Pallavi Aiyar’s “Babies & Bylines” is a memoir exploring critical issues of parenthood

May 11, 2016 10:40 pm | Updated 10:40 pm IST

Pallavi Aiyar.

Pallavi Aiyar.

After having penned books about political and fiscal wars, journalist Pallavi Aiyar has taken a 360-degree turn. Her latest work, aptly titled, “Babies & Bylines” (Harper Collins) is a parenting memoir which brings the trials, tribulations, joys and pain of a scribe dealing with issues of work-life balance, marital equality and bringing up toddlers.

Weaving seamlessly several pertinent issues about identity, value, fairness and choice, the writer infuses humour and mirth chronicling experiences with nannies and doctors, and innocent acts and remarks of the children.

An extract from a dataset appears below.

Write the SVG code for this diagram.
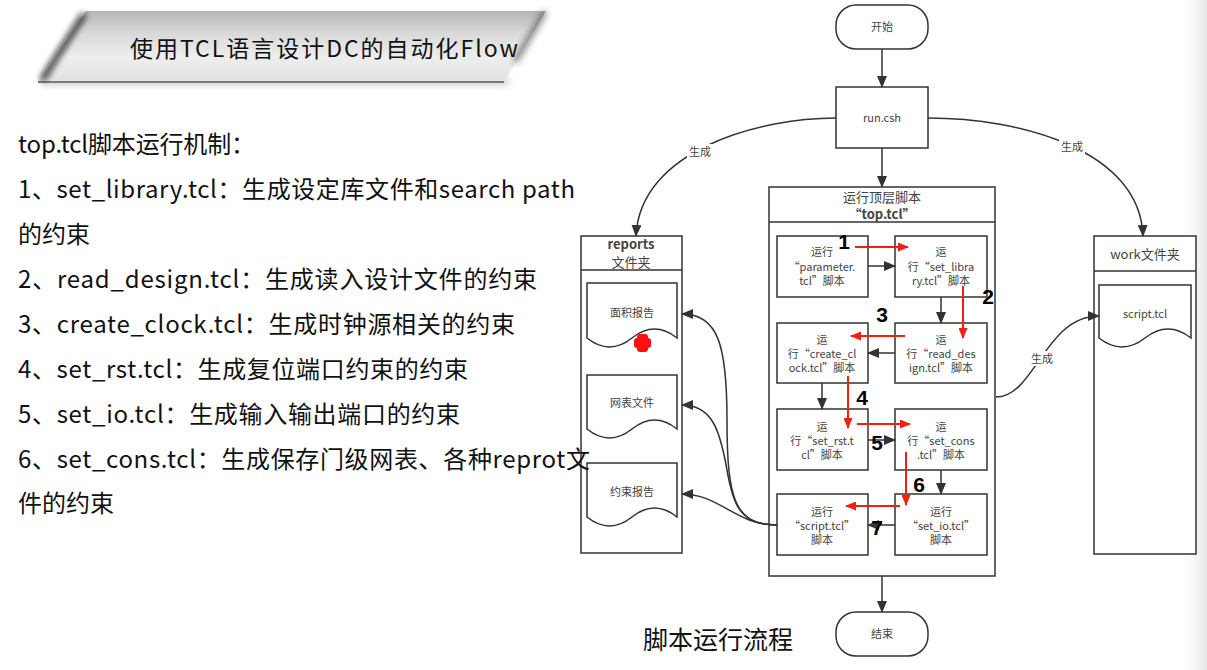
<svg xmlns="http://www.w3.org/2000/svg" width="1207" height="670" viewBox="0 0 1207 670">
  <defs>
    <style>
      .cjk { font-family: "Noto Sans CJK SC", "Liberation Sans", sans-serif; }
      .lbl { font-family: "Noto Sans CJK SC", "Liberation Sans", sans-serif; font-size: 11px; fill: #444; text-anchor: middle; }
      .hdr { font-family: "Noto Sans CJK SC", "Liberation Sans", sans-serif; font-size: 13px; fill: #444; text-anchor: middle; }
      .body { font-family: "Noto Sans CJK SC", "Liberation Sans", sans-serif; font-size: 24px; fill: #111; }
      .box { fill: #fff; stroke: #333; stroke-width: 1.5; }
      .wire { fill: none; stroke: #333; stroke-width: 1.5; }
      .red { fill: none; stroke: #f2200f; stroke-width: 2; }
      .num { font-family: "Liberation Sans", Arial, sans-serif; font-weight: bold; font-size: 21px; fill: #000; text-anchor: middle; }
    </style>
    <marker id="arr" markerUnits="userSpaceOnUse" markerWidth="12" markerHeight="10" viewBox="0 0 12 10" refX="11" refY="5" orient="auto">
      <path d="M0,0 L12,5 L0,10 Z" fill="#333"/>
    </marker>
    <marker id="arrRed" markerUnits="userSpaceOnUse" markerWidth="11" markerHeight="9" viewBox="0 0 11 9" refX="10" refY="4.5" orient="auto">
      <path d="M0,0 L11,4.5 L0,9 Z" fill="#f2200f"/>
    </marker>
    <linearGradient id="bannerFill" x1="0" y1="0" x2="0" y2="1">
      <stop offset="0" stop-color="#b4b4b4"/>
      <stop offset="0.3" stop-color="#d8d8d8"/>
      <stop offset="0.65" stop-color="#eeeeee"/>
      <stop offset="1" stop-color="#e2e2e2"/>
    </linearGradient>
    <linearGradient id="edgeFade" x1="0" y1="0" x2="1" y2="0">
      <stop offset="0" stop-color="#ffffff" stop-opacity="0"/>
      <stop offset="1" stop-color="#e6e6e6"/>
    </linearGradient>
    <filter id="soft" x="-50%" y="-50%" width="200%" height="200%">
      <feGaussianBlur stdDeviation="3"/>
    </filter>
  </defs>

  <rect width="1207" height="670" fill="#fff"/>
  <rect x="1176" y="0" width="31" height="670" fill="url(#edgeFade)"/>

  <!-- title banner -->
  <g id="title">
    <polygon points="40,86 506,86 512,78 46,78" fill="#bbb" filter="url(#soft)" opacity="0.6"/>
    <polygon points="86,11 546,11 504,82 38,82" fill="url(#bannerFill)"/>
    <line x1="84" y1="14" x2="42" y2="80" stroke="#111" stroke-width="6" filter="url(#soft)" opacity="0.85"/>
    <line x1="545" y1="12" x2="515" y2="62" stroke="#222" stroke-width="5" filter="url(#soft)" opacity="0.6"/>
    <line x1="38" y1="82" x2="504" y2="82" stroke="#555" stroke-width="1.5"/>
    <text x="130" y="57" class="cjk" font-size="23" fill="#111" textLength="388" lengthAdjust="spacing">使用TCL语言设计DC的自动化Flow</text>
  </g>

  <!-- description text -->
  <g id="notes">
    <text x="18" y="153" class="body" textLength="237" lengthAdjust="spacing">top.tcl脚本运行机制：</text>
    <text x="18" y="198" class="body" textLength="557" lengthAdjust="spacing">1、set_library.tcl：生成设定库文件和search path</text>
    <text x="18" y="243" class="body">的约束</text>
    <text x="18" y="288" class="body" textLength="519" lengthAdjust="spacing">2、read_design.tcl：生成读入设计文件的约束</text>
    <text x="18" y="333" class="body" textLength="497" lengthAdjust="spacing">3、create_clock.tcl：生成时钟源相关的约束</text>
    <text x="18" y="378" class="body" textLength="450" lengthAdjust="spacing">4、set_rst.tcl：生成复位端口约束的约束</text>
    <text x="18" y="423" class="body" textLength="442" lengthAdjust="spacing">5、set_io.tcl：生成输入输出端口的约束</text>
    <text x="18" y="512" class="body">件的约束</text>
  </g>

  <!-- terminals and main script -->
  <g id="start">
    <rect x="836" y="5" width="92" height="44" rx="20" class="box"/>
    <text x="882" y="31" class="lbl">开始</text>
  </g>
  <g id="runcsh">
    <rect x="836" y="87" width="92" height="61" class="box"/>
    <text x="882" y="122" class="lbl">run.csh</text>
  </g>
  <g id="end">
    <rect x="836" y="612" width="92" height="44" rx="20" class="box"/>
    <text x="882" y="638" class="lbl">结束</text>
  </g>

  <!-- top.tcl container -->
  <g id="toptcl">
    <rect x="769" y="187" width="226" height="389" class="box"/>
    <line x1="769" y1="222" x2="995" y2="222" stroke="#333" stroke-width="1.5"/>
    <text x="882" y="202" class="hdr">运行顶层脚本</text>
    <text x="882" y="219" class="hdr" fill="#333" font-weight="bold">“top.tcl”</text>
  </g>

  <g id="parameter">
    <rect x="777" y="236" width="91" height="61" class="box"/>
    <text x="822" y="256" class="lbl">运行</text>
    <text x="822" y="271" class="lbl">“parameter.</text>
    <text x="822" y="285" class="lbl">tcl”脚本</text>
  </g>
  <g id="set_library">
    <rect x="895" y="236" width="92" height="61" class="box"/>
    <text x="941" y="256" class="lbl">运</text>
    <text x="941" y="271" class="lbl">行“set_libra</text>
    <text x="941" y="285" class="lbl">ry.tcl”脚本</text>
  </g>
  <g id="create_clock">
    <rect x="777" y="323" width="91" height="60" class="box"/>
    <text x="822" y="344" class="lbl">运</text>
    <text x="822" y="358" class="lbl">行“create_cl</text>
    <text x="822" y="372" class="lbl">ock.tcl”脚本</text>
  </g>
  <g id="read_design">
    <rect x="895" y="323" width="92" height="60" class="box"/>
    <text x="941" y="344" class="lbl">运</text>
    <text x="941" y="358" class="lbl">行“read_des</text>
    <text x="941" y="372" class="lbl">ign.tcl”脚本</text>
  </g>
  <g id="set_rst">
    <rect x="777" y="409" width="91" height="61" class="box"/>
    <text x="822" y="431" class="lbl">运</text>
    <text x="822" y="445" class="lbl">行“set_rst.t</text>
    <text x="822" y="459" class="lbl">cl”脚本</text>
  </g>
  <g id="set_cons">
    <rect x="895" y="409" width="92" height="61" class="box"/>
    <text x="941" y="431" class="lbl">运</text>
    <text x="941" y="445" class="lbl">行“set_cons</text>
    <text x="941" y="459" class="lbl">.tcl”脚本</text>
  </g>
  <g id="script">
    <rect x="777" y="494" width="91" height="61" class="box"/>
    <text x="822" y="516" class="lbl">运行</text>
    <text x="822" y="530" class="lbl">“script.tcl”</text>
    <text x="822" y="544" class="lbl">脚本</text>
  </g>
  <g id="set_io">
    <rect x="895" y="494" width="92" height="61" class="box"/>
    <text x="941" y="516" class="lbl">运行</text>
    <text x="941" y="530" class="lbl">“set_io.tcl”</text>
    <text x="941" y="544" class="lbl">脚本</text>
  </g>

  <!-- reports folder -->
  <g id="reports">
    <rect x="581" y="236" width="101" height="317" class="box"/>
    <line x1="581" y1="270" x2="682" y2="270" stroke="#333" stroke-width="1.5"/>
    <text x="631" y="249" class="hdr" fill="#333" font-weight="bold">reports</text>
    <text x="631" y="267" class="hdr" fill="#555">文件夹</text>
  </g>
  <g id="area_report">
    <path d="M587,283 H677 V338 Q654.5,320 632,338 Q609.5,356 587,338 Z" class="box"/>
    <text x="632" y="317" class="lbl">面积报告</text>
  </g>
  <g id="netlist">
    <path d="M587,375 H677 V429 Q654.5,411 632,429 Q609.5,447 587,429 Z" class="box"/>
    <text x="632" y="407" class="lbl">网表文件</text>
  </g>
  <g id="constraint_report">
    <path d="M587,463 H677 V517 Q654.5,499 632,517 Q609.5,535 587,517 Z" class="box"/>
    <text x="632" y="496" class="lbl">约束报告</text>
  </g>

  <!-- description line that runs over the reports folder -->
  <text x="18" y="468" class="body" textLength="572" lengthAdjust="spacing">6、set_cons.tcl：生成保存门级网表、各种reprot文</text>

  <!-- cursor marker -->
  <g id="marker" fill="#ff1010">
    <rect x="634" y="338" width="17" height="10" rx="3"/>
    <rect x="637" y="334" width="11" height="18" rx="3"/>
  </g>

  <!-- work folder -->
  <g id="work">
    <rect x="1094" y="236" width="102" height="318" class="box"/>
    <line x1="1094" y1="271" x2="1196" y2="271" stroke="#333" stroke-width="1.5"/>
    <text x="1145" y="259" class="hdr" fill="#333" font-size="14">work文件夹</text>
  </g>
  <g id="script_file">
    <path d="M1099,285 H1191 V338 Q1168,320 1145,338 Q1122,356 1099,338 Z" class="box"/>
    <text x="1145" y="318" class="lbl">script.tcl</text>
  </g>

  <!-- connectors -->
  <g id="connectors">
    <line x1="882" y1="49" x2="882" y2="87" class="wire" marker-end="url(#arr)"/>
    <line x1="882" y1="148" x2="882" y2="187" class="wire" marker-end="url(#arr)"/>
    <line x1="882" y1="576" x2="882" y2="612" class="wire" marker-end="url(#arr)"/>

    <path d="M836,118 C760,118 640,150 636,236" class="wire" marker-end="url(#arr)"/>
    <path d="M928,118 C1020,118 1140,150 1143,236" class="wire" marker-end="url(#arr)"/>
    <path d="M996,397 C1035,397 1045,316 1099,316" class="wire" marker-end="url(#arr)"/>

    <path d="M777,525 C735,525 727,500 727,420 C727,345 718,314 682,314" class="wire" marker-end="url(#arr)"/>
    <path d="M777,525 C740,525 733,505 727,470 C720,430 712,405 682,405" class="wire" marker-end="url(#arr)"/>
    <path d="M777,525 C735,525 720,494 682,494" class="wire" marker-end="url(#arr)"/>

    <line x1="868" y1="266" x2="895" y2="266" class="wire" marker-end="url(#arr)"/>
    <line x1="941" y1="297" x2="941" y2="323" class="wire" marker-end="url(#arr)"/>
    <line x1="895" y1="353" x2="868" y2="353" class="wire" marker-end="url(#arr)"/>
    <line x1="822" y1="383" x2="822" y2="409" class="wire" marker-end="url(#arr)"/>
    <line x1="868" y1="440" x2="895" y2="440" class="wire" marker-end="url(#arr)"/>
    <line x1="941" y1="470" x2="941" y2="494" class="wire" marker-end="url(#arr)"/>
    <line x1="895" y1="525" x2="868" y2="525" class="wire" marker-end="url(#arr)"/>

    <g id="labels">
      <rect x="687" y="144" width="26" height="15" fill="#fff"/>
      <text x="700" y="156" class="lbl">生成</text>
      <rect x="1059" y="139" width="26" height="15" fill="#fff"/>
      <text x="1072" y="151" class="lbl">生成</text>
      <rect x="1029" y="351" width="26" height="15" fill="#fff"/>
      <text x="1042" y="363" class="lbl">生成</text>
    </g>
  </g>

  <!-- execution order -->
  <g id="order">
    <line x1="855" y1="247" x2="908" y2="247" class="red" marker-end="url(#arrRed)"/>
    <line x1="963" y1="286" x2="963" y2="338" class="red" marker-end="url(#arrRed)"/>
    <line x1="905" y1="336" x2="851" y2="336" class="red" marker-end="url(#arrRed)"/>
    <line x1="848" y1="376" x2="848" y2="428" class="red" marker-end="url(#arrRed)"/>
    <line x1="857" y1="424" x2="910" y2="424" class="red" marker-end="url(#arrRed)"/>
    <line x1="906" y1="452" x2="906" y2="505" class="red" marker-end="url(#arrRed)"/>
    <line x1="900" y1="506" x2="846" y2="506" class="red" marker-end="url(#arrRed)"/>

    <text x="844" y="249" class="num">1</text>
    <text x="988" y="304" class="num">2</text>
    <text x="882" y="322" class="num">3</text>
    <text x="862" y="405" class="num">4</text>
    <text x="877" y="450" class="num">5</text>
    <text x="919" y="492" class="num">6</text>
    <text x="877" y="535" class="num">7</text>
  </g>

  <text x="643" y="649" class="cjk" font-size="25" fill="#111">脚本运行流程</text>
</svg>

Excerpts from an interaction:

On effects of parenthood on gender relationship and how to tackle them

Parenthood is experienced by a mother and father –– mentally and emotionally –– differently. For the mother it is invasion of her mental space and she is constantly thinking about the child irrespective of place and activity. This is not so for a father. There is a qualitative difference in the way time is felt, experienced and spent by mother and father in parenthood. These deep, fundamental and complicated issues need to be addressed. One should be aware of the challenges and not get ambushed, and one should negotiate them through discussion with the spouse before parenthood.

On lack of family support system

Living in a nuclear family and lack of extended family is a huge disadvantage. Family can be a useful in child caring but it is a double-edge sword. Difference of opinion and views are bound to be there on several issues of child rearing and caring like breast feeding, whether the baby should sleep with the parents, what to feed the baby, etc. These are intensively personal choices and members of extended family will have their views about them. One needs to keep in mind that help from family comes with strings attached.

On books, blogs and Internet helping in parenting and substituting the lack of family support

Yes, these can be of great help when one does not have the support of a mother-in-law or mother. The isolation of motherhood can be shocking and overwhelming. The virtual communities and groups make you feel that you are not alone. Of course, there are no strings attached to this bonding (laughs).

Resources on the net are helpful but there is too much information which is contradictory often confusing the young and first time parents.

On the book as a conversation starter about parenthood

The book tries to honestly share the experience of motherhood which is not discussed. The idea is to break the silence. Starting conversation means asking questions and making people talk about it. I want motherhood and parenting –– relegated to the four walls to become a part of public domain and discussion. It is more important than foreign affairs, prices of vegetables and several other issues which occupy public space for debate. The book I hope will initiate a public policy conversation to make us realise that a functional and holistic society needs not just professionals but also care givers –– parents for children and responsible children for their parents. The watertight compartmentalisation between personal and professional life needs to be broken down. It is important to realise that good parents can become productive employees.

On women being efficient professionals and mothers at the same time

It is really hard. One must realise that you cannot have it all but little bit of everything. For example as an author if you are out on book promotion you may end up missing some important school function. There is a need for trade off and compromises. My emphasis is that public policy should allow you to make reasonable choices and not unreasonable ones like when the child is unwell and the mother is forced to work.

On fathers shouldering more responsibility

To help strike a balance especially for working women, fathers must shoulder equal responsibility at home. At present a very small number of fathers go beyond changing diapers. There is definitely more to parenthood which is a 24-hour job. Fathers must concern themselves with other activities, like feeding, school activities, homework, etc.